Kwame Gayle, a graduate student at Worcester State University who came to the U.S. from Jamaica, said he cringes to remember how poorly he understood racial identity in the U.S.
When Kwame Gayle first came to Macalester College from Jamaica, he didn’t understand why some of his American classmates of color were angry.
The Americans challenged college policies they felt didn’t meet the needs of minority students. During Black History Month, they pushed to invite activists and advocates to speak. Gayle, one of the organizers, wanted to feature Black performers instead.
“I cringe now,” said Gayle, thinking of himself at 18. “I can see how ignorant it was.”
Now in graduate school at Worcester State University, Gayle said it took studying in South Africa his junior year for him to see more clearly the parallels between apartheid and the systemic nature of racism in the United States. “It was literally my moment of being woke.”
Many students from overseas have an incomplete or inaccurate understanding of race and racial identity in America. Their perspectives can be shaped by stereotypes of African Americans and other minorities in popular culture or reflect very different perspectives on race and ethnicity in their home countries. For some, coming to the United States is the first time they are told they are “Black” or “brown” or “Asian.”

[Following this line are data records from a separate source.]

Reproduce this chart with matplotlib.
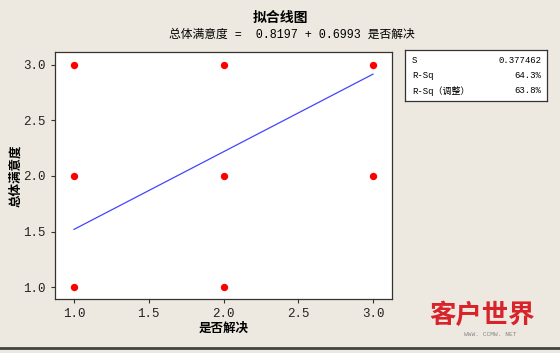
import numpy as np
import matplotlib.pyplot as plt

plt.rcParams['font.family'] = ['Noto Sans CJK SC', 'DejaVu Sans']

# data
x_vals = [1, 1, 1, 2, 2, 2, 3, 3]
y_vals = [1, 2, 3, 1, 2, 3, 2, 3]
intercept = 0.8197
slope = 0.6993
stats_names = ['S', 'R-Sq', 'R-Sq\uff08调整\uff09']
stats_vals = ['0.377462', '64.3%', '63.8%']
ticks = [1.0, 1.5, 2.0, 2.5, 3.0]

bg = '#EEE9E0'
mono = ['Liberation Mono', 'DejaVu Sans Mono']

fig = plt.figure(figsize=(5.6, 3.53), dpi=100, facecolor=bg)
W, H = 560, 353
ax = fig.add_axes([55 / W, 1 - 299 / H, (392 - 55) / W, (299 - 52) / H])
ax.set_facecolor('white')

line_x = np.array([1.0, 3.0])
ax.plot(line_x, intercept + slope * line_x, color='#4444FF', lw=0.9)
ax.scatter(x_vals, y_vals, s=28, color='#FF0000', zorder=3, linewidths=0)

ax.set_xlim(0.873, 3.127)
ax.set_ylim(0.892, 3.117)
ax.set_xticks(ticks)
ax.set_yticks(ticks)
ax.set_xticklabels([f'{t:.1f}' for t in ticks], family=mono, fontsize=9)
ax.set_yticklabels([f'{t:.1f}' for t in ticks], family=mono, fontsize=9)
ax.tick_params(direction='out', length=3, width=0.8, color='#333333', labelcolor='#222222')
for s in ax.spines.values():
    s.set_color('#333333')
    s.set_linewidth(0.9)

ax.set_xlabel('是否解决', fontsize=9, fontweight='bold', labelpad=1)
ax.set_ylabel('总体满意度', fontsize=9, fontweight='bold', labelpad=1)

fig.text(280 / W, 1 - 18 / H, '拟合线图', ha='center', va='center',
         fontsize=10, fontweight='bold')
fig.text(292 / W, 1 - 35 / H, '总体满意度 =  0.8197 + 0.6993 是否解决',
         ha='center', va='center', fontsize=8.5,
         family=['Liberation Mono', 'Noto Sans CJK SC'])

# stats box
box = fig.add_axes([405 / W, 1 - 101 / H, (547 - 405) / W, (101 - 50) / H])
box.set_xticks([])
box.set_yticks([])
box.set_facecolor('white')
for s in box.spines.values():
    s.set_color('#333333')
    s.set_linewidth(0.9)
for i, (n, v) in enumerate(zip(stats_names, stats_vals)):
    yy = 0.8 - i * 0.3
    box.text(0.05, yy, n, transform=box.transAxes, va='center', fontsize=6.5,
             family=['Liberation Mono', 'Noto Sans CJK SC'])
    box.text(0.96, yy, v, transform=box.transAxes, va='center', ha='right',
             fontsize=6.5, family=mono)

# watermark
fig.text(482 / W, 1 - 315 / H, '客户世界', ha='center', va='center',
         fontsize=19, fontweight='bold', color='#D9232A')
fig.text(490 / W, 1 - 335 / H, 'WWW. CCMW. NET', ha='center', va='center',
         fontsize=4.5, color='#888888', family=mono)

# bottom frame line
fig.add_artist(plt.Line2D([0, 1], [1 - 348 / H, 1 - 348 / H], color='#444444', lw=2))

fig.savefig('out.png', dpi=100, facecolor=bg)
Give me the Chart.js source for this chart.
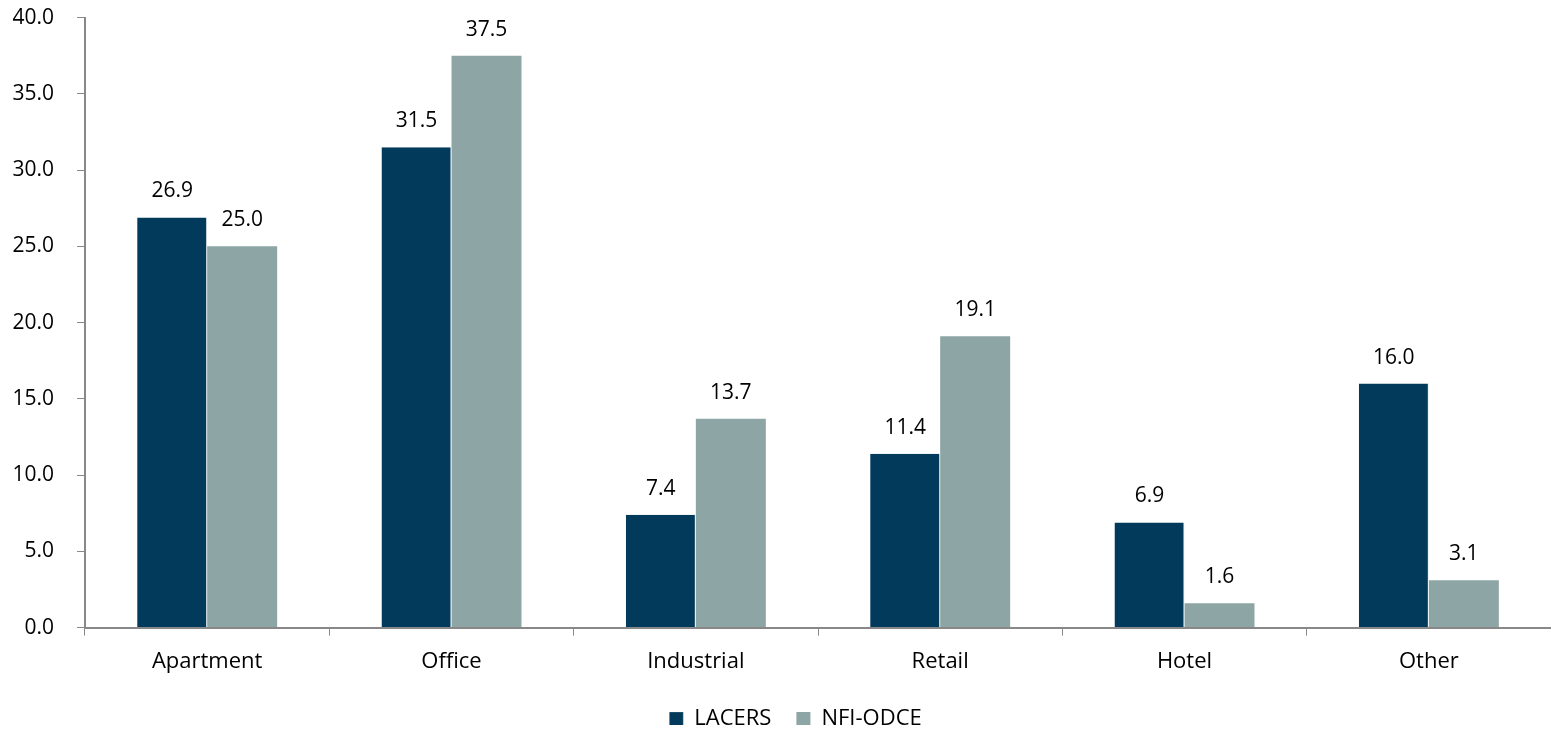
<!DOCTYPE html>
<html>
<head>
<meta charset="utf-8">
<script src="https://cdn.jsdelivr.net/npm/chart.js@4"></script>
<style>
  html, body { margin: 0; padding: 0; background: #fff; }
  #wrap { width: 1551px; height: 730px; }
</style>
</head>
<body>
<div id="wrap"><canvas id="chart"></canvas></div>
<script>
// data
const categories = ['Apartment', 'Office', 'Industrial', 'Retail', 'Hotel', 'Other'];
const lacers = [26.9, 31.5, 7.4, 11.4, 6.9, 16.0];
const nfiOdce = [25.0, 37.5, 13.7, 19.1, 1.6, 3.1];
const seriesNames = ['LACERS', 'NFI-ODCE'];

const FONT = '"Open Sans", sans-serif';

// value labels above bars
const barLabels = {
  id: 'barLabels',
  afterDatasetsDraw(chart) {
    const ctx = chart.ctx;
    ctx.save();
    ctx.font = '21px ' + FONT;
    ctx.fillStyle = '#000';
    ctx.textAlign = 'center';
    ctx.textBaseline = 'alphabetic';
    chart.data.datasets.forEach((ds, i) => {
      chart.getDatasetMeta(i).data.forEach((bar, j) => {
        ctx.fillText(ds.data[j].toFixed(1), bar.x, bar.y - 20);
      });
    });
    ctx.restore();
  }
};

// shorter legend box, nudged like the original
const legendFit = {
  id: 'legendFit',
  beforeInit(chart) {
    const lg = chart.legend;
    const fit = lg.fit;
    lg.fit = function () {
      fit.call(this);
      this.height = 42;
    };
  },
  afterLayout(chart) {
    const lg = chart.legend;
    lg.left += 18;
    lg.right += 18;
    lg.top -= 5;
    lg.bottom -= 5;
  }
};

const ctx = document.getElementById('chart').getContext('2d');
const chart = new Chart(ctx, {
  type: 'bar',
  data: {
    labels: categories,
    datasets: [
      { label: seriesNames[0], data: lacers, backgroundColor: '#023a5c', borderColor: '#e8eef0', borderWidth: { right: 1 } },
      { label: seriesNames[1], data: nfiOdce, backgroundColor: '#8ea5a5' }
    ]
  },
  options: {
    responsive: true,
    maintainAspectRatio: false,
    animation: false,
    layout: { padding: { top: 0, right: -4, left: 0, bottom: 0 } },
    datasets: { bar: { categoryPercentage: 0.573, barPercentage: 1.0 } },
    plugins: {
      legend: {
        position: 'bottom',
        labels: {
          font: { family: FONT, size: 22 },
          color: '#000',
          boxWidth: 14,
          boxHeight: 14,
          padding: 25
        }
      },
      tooltip: { enabled: false }
    },
    scales: {
      x: {
        grid: { drawOnChartArea: false, color: '#888', tickLength: 8, offset: true },
        border: { color: '#888', width: 2 },
        ticks: { color: '#000', font: { family: FONT, size: 22 }, padding: 13 }
      },
      y: {
        min: 0,
        max: 40,
        afterFit(scale) { scale.width = 85; },
        // long tick space for the label gap, only the 8px next to the axis drawn
        grid: { drawOnChartArea: false, color: '#888', tickLength: 26, tickBorderDash: [0, 18, 8, 100] },
        border: { color: '#888', width: 2 },
        ticks: {
          stepSize: 5,
          color: '#000',
          font: { family: FONT, size: 21 },
          padding: 5,
          callback: v => v.toFixed(1)
        }
      }
    }
  },
  plugins: [barLabels, legendFit]
});
</script>
</body>
</html>
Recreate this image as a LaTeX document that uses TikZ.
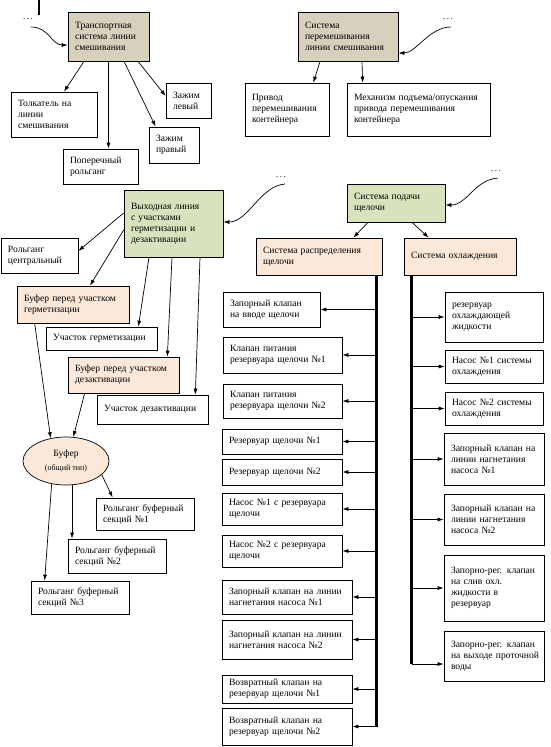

Yet, few colleges pay specific attention to the gaps in international students’ awareness of race or to the culture shock they can experience at suddenly being viewed through a racial lens. Of more than a dozen international students or graduates who spoke to The Chronicle, none could recall having substantive discussions of race as part of their international orientation. Though their institutions may have offered diversity education broadly, that did not take into account the differences in foreign students’ backgrounds or experience. Instead, students said, they were left to figure things out on their own.